In addition to iterating over strings, it is also quite typical to iterate over vectors, arrays, or slices. We have seen that strings have the chars function and the bytes function , which return two different string iterators types. Similarly, vectors, arrays, and slices have the into_iter function that returns an iterator over the sequence it is applied to. Here is some code that uses it:
let vec_iterator: std::vec::IntoIter<i32>
    = vec![10, 20, 30].into_iter();
for item in vec_iterator {
    let j: i32 = item;
    print!("{} ", j + 1);
}

It will print: 11 21 31 .

The into_iter function , when applied to a vector of i32 items, returns an iterator of type IntoIter<i32>. Such iterator generates values taken from that vector.

That code can be simplified as this:
for item in vec![10, 20, 30].into_iter() {
    print!("{} ", item + 1);
}

Previously, we said that any type that implements the function next is said to be an iterator. Vectors do not implement the function next, so they are not iterators, although they implement the function into_iter, which returns an iterator. Any type that implements the function into_iter is said to be iterable.
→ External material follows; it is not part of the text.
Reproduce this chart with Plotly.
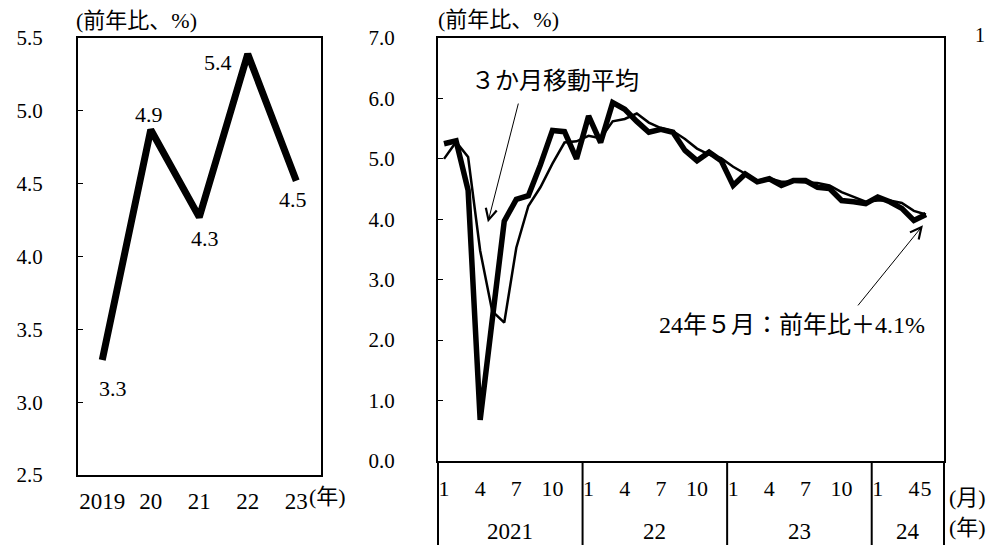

In addition to vectors, arrays are also iterable, as shown in the following code:
let array_iterator: std::array::IntoIter<i32, 3_usize>
    = [10, 20, 30].into_iter();
for item in array_iterator {
    let j: i32 = item;
    print!("{} ", j + 1);
}

It will print: 11 21 31 .

The into_iter function, when applied to an array, generates an iterator over that array.

Similarly, slices are also iterable, as shown in the following code:
let slice_iterator: std::slice::Iter<i32>
    = [40, 50, 60][0..2].into_iter();
for item in slice_iterator {
    let j: &i32 = item;
    print!("{} ", *j + 1);
}

It will print: 41 51 . Only the two items contained in the slice are passed to the loop.

Notice that, when it is applied to a vector or to an array, the into_iter function returns an IntoIter iterator, which generates values taken from such sequences, as expected. Instead, when the into_iter function is applied to a slice, it returns an Iter iterator, which returns references to the items contained in the slice. The reason for this is that, in general, it may not be allowed to extract items from a slice.

Using the into_iter function on a vector or on an array, you get an iterator that extracts the items from the iterable object. By default, you cannot change such an item, because it is immutable even if the iterated object is mutable. Therefore, this code is illegal:
let mut v = vec![10, 20, 30];
for item in v.into_iter() {
    item += 1; // ILLEGAL: item is not mutable
    print!("{} ", item);
}

It generates the compilation error cannot assign twice to immutable variable `item`.

If we want to change such items, we can do that by decorating the declaration of the loop variable with the mut clause, in this way:
let v = vec![10, 20, 30];
for mut item in v.into_iter() {
    item += 1;
    print!("{} ", item);
}

It will print: 11 21 31 .

This code does not change the original vector, because the increment in the third line acts on a value that has been extracted from the vector.

Iterators Generating References

The examples in the previous sections used iterators that extracted values from the iterated objects, with those being strings, string slices, vectors, or arrays.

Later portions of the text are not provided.